Manuel “Manny” Baeza, mayor of Marfa, said in an interview Tuesday that he didn’t know about the project. Rod Ponton, county attorney for Presidio County, said he’d just “seen a blurb.” He had “no concerns” about the well because he felt it was “unlikely to evolve into anything major.”
Summer Webb, mayor of nearby Valentine, said she’d heard “just as much or less as what you’ve heard.”
“It’s something we’re interested in knowing more about,” she said.
Danny Garcia, a commissioner for Valentine, hadn’t heard anything about the frack but said he was concerned.
People moved to Valentine because of the clean environment, he said. And he worried that could change if “they started doing fracking and contaminating our air and water.”
Helios’ fracking permit, from April, lists Marfa as the nearest town, but maps released by the company suggest the operation may be closer to Valentine.
Helios Energy has six drilling permits for Presidio County dating back to 2017, public records show. But up until the April 2019 permit, all were traditional “vertical” wells.
Carrizo Oil & Gas, a Houston-based firm, in 2010 received permits for two horizontal wells in Presidio County. Carrizo did not respond to requests for comment by press time.
Zachariah Hildenbrand, a biochemist and co-founder of the Collaborative Laboratory of Environmental Analysis and Remediation at the University of Texas at Arlington, said he was “not surprised” to hear the fracking news.
“As soon as Apache kind of delineated that there was major energy to be had under the ground [near Balmorhea], a bunch of other companies started probing around in the area,” he said.
CLEAR works with oil and gas companies in an attempt to make hydraulic fracturing, or “fracking,” more environmentally responsible, according to Hildenbrand.
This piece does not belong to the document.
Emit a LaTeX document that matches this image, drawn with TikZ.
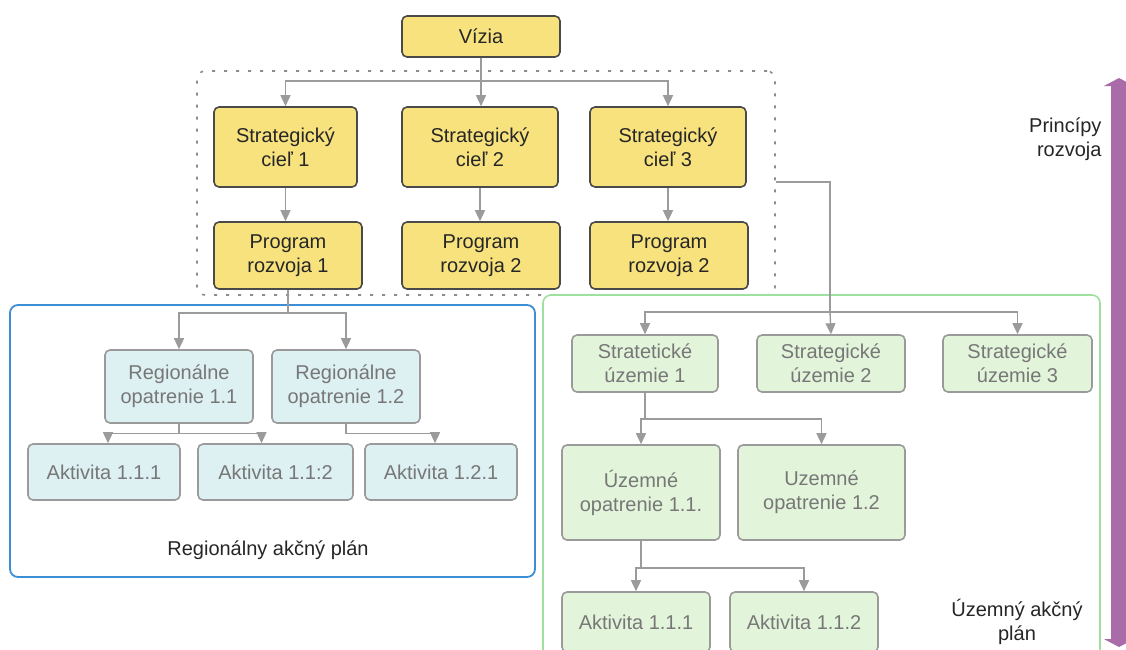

For one, the lab encourages companies to treat and recycle fracking water. But he acknowledged that some more traditional fracking methods — including the use of water that later has to be permanently disposed of in underground facilities — was not ideal.
“That not only removes water from the water cycle; it’s been found to trigger earthquakes,” Hildenbrand said. “It’s problematic.”
Coyne Gibson, a member of the Big Bend Conservation Alliance, said “everybody in the region should be concerned for a number of reasons” about the new well.
Not least of Gibson’s concerns was water use. Fracking uses “significant amounts of water,” which is then “removed from the hydrological cycle forever,” he said. He described this as “an ongoing regional issue” for the high-desert communities of the Big Bend.
The Big Bend Sentinel is working to determine the source of Helios’ fracking water and whether any local water authorities supplied it.
In an emailed statement to The Big Bend Sentinel, J.D. Newsom, executive director for the Big Bend Conservation Alliance, said it was “vitally important” to “to protect water resources, dark skies, and ecology of the Big Bend.”
“Big Bend Conservation Alliance will continue to monitor oil and gas development and work with local units of government, landowners, groundwater conservation districts, and other stakeholders to provide information, tools, and support to make informed decisions to protect natural resources and create the best possible outcomes,” the statement added.